Another advantage of this new career opportunity is the minimal sales effort required. "Just about every parent is receptive to the service you will render" inasmuch as "they can't help but sentimentalize about the babies in the family. ... In their human weakness you'll find your selling strength ... all the salesmanship you will need." Bronzed baby shoes are an "impulse" item, the treatise notes, which means that sales are "almost entirely a question of exposure ... constantly exposing the product to a maximum number of logical prospects."

Chapter 18 discusses in detail seven ways to go about doing this, such as sending postal cards to new parents, advertising in newspapers and magazines, and working through stores, friends, solicitors, and church and fraternal organizations. An exciting "Match the Shoes" promotional contest is described under the last heading, as well as ways to enlist the services of ladies auxiliary members, who will jump at the chance to earn money for their organizations by selling metalized baby shoes: "The idea intrigues them. It is a service that puts them right in their element. Since, by nature, they are all wrapped up in children, they can sell with an enthusiasm that is hard to find in a man who sells strictly for a living."

Two final chapters address "What to Charge for Your Metalizing Service" and "How Much Money Do I Need to Get Started?" The answer to the latter question is "very, very little!"--stated more precisely, "$199.57 or even less!" which certainly seems like a very reasonable amount for an investment that "puts you up in a steady paying, lifetime business."

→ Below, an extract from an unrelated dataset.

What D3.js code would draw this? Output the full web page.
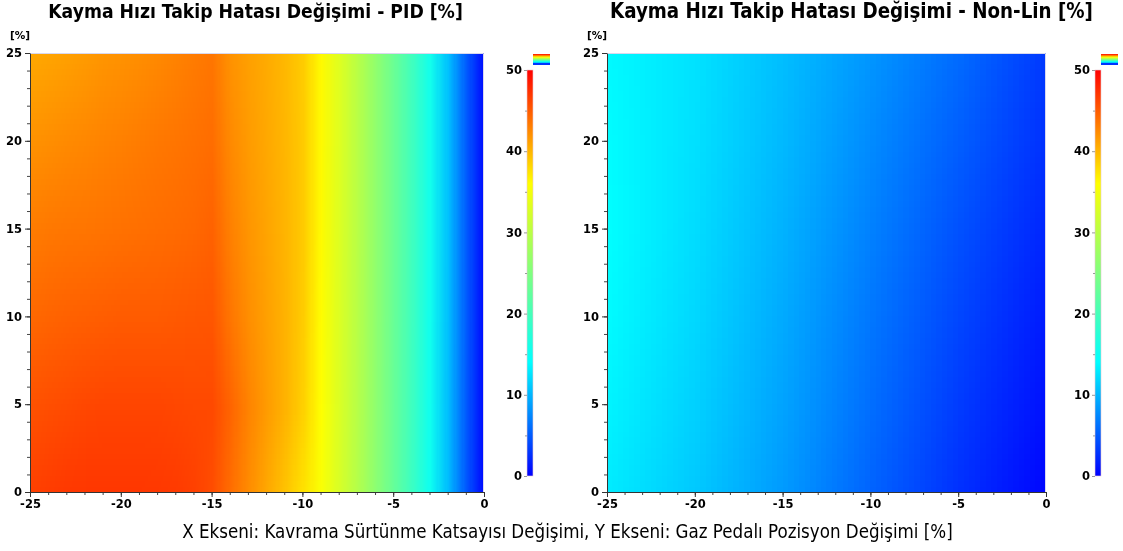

But did anyone really ever achieve a "lifetime business" or reach the promise of "be your own boss" by electroplating baby shoes? Well, maybe not, at least not in recent decades, when the demand for this service probably has declined in tandem with falling birth rates. But many practitioners must nonetheless once have made a truly zealous effort at bamboozling doting parents, to judge from the many bronzed baby shoe items that still litter the scene today. They show up very often in flea markets, antique malls, consignment shops, and thrift stores, never selling for more than a few dollars.

This treatise is certainly right about one thing: electroplated baby shoes are "eternalized." Alas, it seems that the sentiment that brought them into existence has often been far less durable.